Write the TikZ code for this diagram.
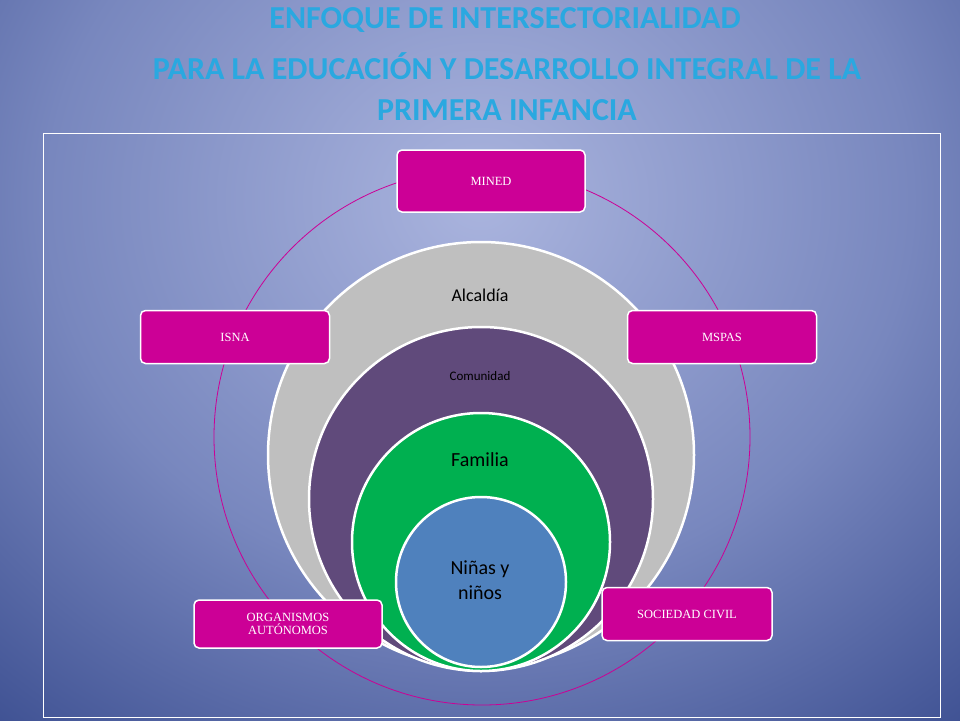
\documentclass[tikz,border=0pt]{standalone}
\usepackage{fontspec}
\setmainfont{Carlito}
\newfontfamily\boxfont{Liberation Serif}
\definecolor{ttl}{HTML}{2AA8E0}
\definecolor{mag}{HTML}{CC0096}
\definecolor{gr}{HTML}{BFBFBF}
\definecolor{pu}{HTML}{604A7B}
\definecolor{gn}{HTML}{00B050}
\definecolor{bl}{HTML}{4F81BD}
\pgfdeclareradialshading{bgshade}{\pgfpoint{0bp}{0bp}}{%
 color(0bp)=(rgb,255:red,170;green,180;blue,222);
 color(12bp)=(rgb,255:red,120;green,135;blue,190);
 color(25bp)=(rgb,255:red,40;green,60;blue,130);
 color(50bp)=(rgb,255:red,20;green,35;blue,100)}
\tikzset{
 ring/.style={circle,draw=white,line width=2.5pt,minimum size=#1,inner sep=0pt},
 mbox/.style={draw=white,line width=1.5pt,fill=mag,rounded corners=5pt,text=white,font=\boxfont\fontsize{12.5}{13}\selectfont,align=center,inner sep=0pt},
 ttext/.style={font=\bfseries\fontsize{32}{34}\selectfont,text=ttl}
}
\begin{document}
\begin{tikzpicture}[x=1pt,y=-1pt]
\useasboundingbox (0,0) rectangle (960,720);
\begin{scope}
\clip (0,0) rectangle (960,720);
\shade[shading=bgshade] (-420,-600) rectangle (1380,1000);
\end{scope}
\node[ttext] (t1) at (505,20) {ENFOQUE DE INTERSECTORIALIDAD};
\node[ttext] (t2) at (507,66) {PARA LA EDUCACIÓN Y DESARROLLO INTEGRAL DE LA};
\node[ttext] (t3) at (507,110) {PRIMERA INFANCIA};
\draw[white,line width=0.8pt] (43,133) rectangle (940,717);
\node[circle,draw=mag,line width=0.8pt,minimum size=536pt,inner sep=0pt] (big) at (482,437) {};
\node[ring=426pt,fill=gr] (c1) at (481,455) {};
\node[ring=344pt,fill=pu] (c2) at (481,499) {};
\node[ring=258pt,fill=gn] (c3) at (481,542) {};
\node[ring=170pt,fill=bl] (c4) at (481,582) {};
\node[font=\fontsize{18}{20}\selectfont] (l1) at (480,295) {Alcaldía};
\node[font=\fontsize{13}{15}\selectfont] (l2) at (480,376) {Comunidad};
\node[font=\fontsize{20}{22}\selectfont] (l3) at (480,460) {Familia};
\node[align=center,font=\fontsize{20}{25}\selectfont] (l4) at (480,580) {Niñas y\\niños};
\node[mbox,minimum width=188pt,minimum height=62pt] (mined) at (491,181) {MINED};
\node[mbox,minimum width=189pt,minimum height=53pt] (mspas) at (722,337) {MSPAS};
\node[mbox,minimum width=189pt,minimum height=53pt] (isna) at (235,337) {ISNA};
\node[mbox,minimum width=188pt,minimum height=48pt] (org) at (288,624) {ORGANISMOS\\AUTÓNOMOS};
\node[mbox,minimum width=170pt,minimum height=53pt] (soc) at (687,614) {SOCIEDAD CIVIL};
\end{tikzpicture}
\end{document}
+++++
**What the exercise asks:**
Go through the data above and transcribe it in full, omitting any image.

**Output for this exercise:**
Write the TikZ code for this diagram.
\documentclass[tikz,border=0pt]{standalone}
\usepackage{fontspec}
\setmainfont{Carlito}
\newfontfamily\boxfont{Liberation Serif}
\definecolor{ttl}{HTML}{2AA8E0}
\definecolor{mag}{HTML}{CC0096}
\definecolor{gr}{HTML}{BFBFBF}
\definecolor{pu}{HTML}{604A7B}
\definecolor{gn}{HTML}{00B050}
\definecolor{bl}{HTML}{4F81BD}
\pgfdeclareradialshading{bgshade}{\pgfpoint{0bp}{0bp}}{%
 color(0bp)=(rgb,255:red,170;green,180;blue,222);
 color(12bp)=(rgb,255:red,120;green,135;blue,190);
 color(25bp)=(rgb,255:red,40;green,60;blue,130);
 color(50bp)=(rgb,255:red,20;green,35;blue,100)}
\tikzset{
 ring/.style={circle,draw=white,line width=2.5pt,minimum size=#1,inner sep=0pt},
 mbox/.style={draw=white,line width=1.5pt,fill=mag,rounded corners=5pt,text=white,font=\boxfont\fontsize{12.5}{13}\selectfont,align=center,inner sep=0pt},
 ttext/.style={font=\bfseries\fontsize{32}{34}\selectfont,text=ttl}
}
\begin{document}
\begin{tikzpicture}[x=1pt,y=-1pt]
\useasboundingbox (0,0) rectangle (960,720);
\begin{scope}
\clip (0,0) rectangle (960,720);
\shade[shading=bgshade] (-420,-600) rectangle (1380,1000);
\end{scope}
\node[ttext] (t1) at (505,20) {ENFOQUE DE INTERSECTORIALIDAD};
\node[ttext] (t2) at (507,66) {PARA LA EDUCACIÓN Y DESARROLLO INTEGRAL DE LA};
\node[ttext] (t3) at (507,110) {PRIMERA INFANCIA};
\draw[white,line width=0.8pt] (43,133) rectangle (940,717);
\node[circle,draw=mag,line width=0.8pt,minimum size=536pt,inner sep=0pt] (big) at (482,437) {};
\node[ring=426pt,fill=gr] (c1) at (481,455) {};
\node[ring=344pt,fill=pu] (c2) at (481,499) {};
\node[ring=258pt,fill=gn] (c3) at (481,542) {};
\node[ring=170pt,fill=bl] (c4) at (481,582) {};
\node[font=\fontsize{18}{20}\selectfont] (l1) at (480,295) {Alcaldía};
\node[font=\fontsize{13}{15}\selectfont] (l2) at (480,376) {Comunidad};
\node[font=\fontsize{20}{22}\selectfont] (l3) at (480,460) {Familia};
\node[align=center,font=\fontsize{20}{25}\selectfont] (l4) at (480,580) {Niñas y\\niños};
\node[mbox,minimum width=188pt,minimum height=62pt] (mined) at (491,181) {MINED};
\node[mbox,minimum width=189pt,minimum height=53pt] (mspas) at (722,337) {MSPAS};
\node[mbox,minimum width=189pt,minimum height=53pt] (isna) at (235,337) {ISNA};
\node[mbox,minimum width=188pt,minimum height=48pt] (org) at (288,624) {ORGANISMOS\\AUTÓNOMOS};
\node[mbox,minimum width=170pt,minimum height=53pt] (soc) at (687,614) {SOCIEDAD CIVIL};
\end{tikzpicture}
\end{document}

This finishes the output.